May's effort to keep UK lights on harder after election defeat.

The U.K.’s search for 100 billion pounds ($127 billion) to maintain electricity supplies is likely to become tougher after the Conservative government lost its parliamentary majority in an election last week.

Prime Minister Theresa May, who is leading a minority government, will need to focus more than ever to get consensus from lawmakers on Britain’s exit from the European Union. That leaves little time for setting new policies that could bolster the case for investing in new energy infrastructure, industry officials said.

“There’s not going to be an energy policy,” Guy Madgwick, managing director of Northern Europe for wind turbine manufacturer Senvion SA, said in a phone interview. “It’s nowhere near the top of their list.”

With more than a dozen power plants due to close in the next decade, Britain’s grid is creaking under growing volumes of power from wind and solar farms. The government is also is under pressure to meet legislated targets to reduce fossil-fuel emissions. And those challenges won’t disappear during the debate over Brexit.
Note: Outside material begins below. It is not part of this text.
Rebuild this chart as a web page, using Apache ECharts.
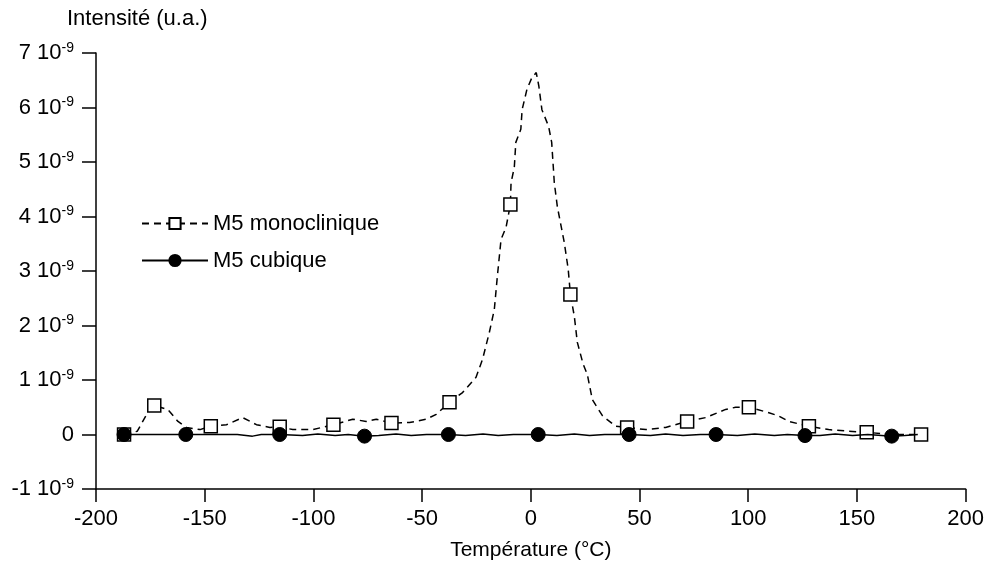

“We’re at a point in the U.K. where we probably need to redefine some of the targets and goals we want to achieve over the next 10 to 15 years for the whole of the energy sector,” said Keith Anderson, chief executive officer of ScottishPower Plc, a utility that’s also developing renewable-energy plants.

There’s already evidence that investment in Britain’s energy industry already has slowed as the government focused on fighting three separate campaigns with voters in the past three years, including general elections this year and 2015 and the Brexit referendum in 2016.

Investment in clean energy plunged in the first quarter after falling on an annual basis for the first time in six years last year, according to Bloomberg New Energy Finance. Developers are seeking certainty on how their payments will be structured after the U.K. leaves the EU, a move that may allow it to drop renewable energy targets for 2020 that have served as a guide to how policy will evolve.

“Climate and energy policy has largely been on pause for the best part of a year,” said Louise Kingham, chief executive officer of the Energy Institute, a London-based institution that tracks energy policy. “There’s some catching up to do.”

The government has already delayed key decisions affecting energy, including:

  • A clean-growth plan, which indicates what technologies the government endorses to meet its 2030 climate targets. The program that unfolds in the aftermath Brexit will send a signal on how the government wants the energy mix to evolve for segments covering everything from electricity to building heat and transport.
  • Whether to subsidize a tidal lagoon project off the coast of Wales, which could spur further investments in as many as five other lagoons around the U.K.
  • A change to the way renewable energy is supported, a move that might reopen a way for onshore wind farms to be built in the countryside.
  • Policies that would boost investment in fracking for shale gas in the U.K.
  • A decision on how to fund carbon capture and storage technology.
  • A competition to spur investment in small modular nuclear reactors.

The election further unsettles the outlook for energy policy by adding to the governing coalition the Democratic Unionist Party, which opposes policies to fight climate change.

“Uncertainty from the election result and coming Brexit negotiations may make it harder and more expensive for renewable energy developers to secure financing,” said Victoria Cuming, analyst at Bloomberg New Energy Finance.

Bills, Bills, Bills

May’s government also may have to shelve measures aimed at reducing consumer electric bills if only because it doesn’t have a firm command of votes in the House of Commons, said Elchin Mammadov, analyst at Bloomberg Intelligence. While both May and the opposition Labour Party have promised to tackle rising household energy bills, each proposed different ways forward. The result may be a weak compromise that changes little.

“They will probably just kick the can down the road for major energy policies,” said Mammadov.

Cheap Wind

It doesn’t help that the Conservatives ended subsidies for new onshore wind farms, the cheapest form of new power generation. Developers such as SSE Plc want the government to offer “subsidy free” contracts that would allow them to build projects in windier parts of the country like Scotland, where public support for the technology is higher.

“We see a bright future,” said Maf Smith, deputy chief executive of trade association RenewableUK. “Government needs to get a grip in terms of creating that stable framework.”

Plans for a new fleet of large nuclear power stations are also stalling.

After signing a contract to buy power from Electricite de France SA’s 18 billion-pound Hinkley Point project at twice the current market rate, the government wants to build another five new atomic plants.

Nuclear offers electricity without the greenhouse gases damaging the climate. But the financial woes of Toshiba Corp., the controlling stakeholder of a major atomic development at Moorside in Northwest England, leave doubts about the future of that plant. Labour has said it might back underwriting part of the 3.4-gigawatt atomic plant in order to spur private investors to take part, and unions are pushing for action.

“We need to have a proper energy policy,” said Justin Bowden, national secretary of the GMB union, in a phone interview. “We don’t have anything that could be reasonably called an energy policy in this country.”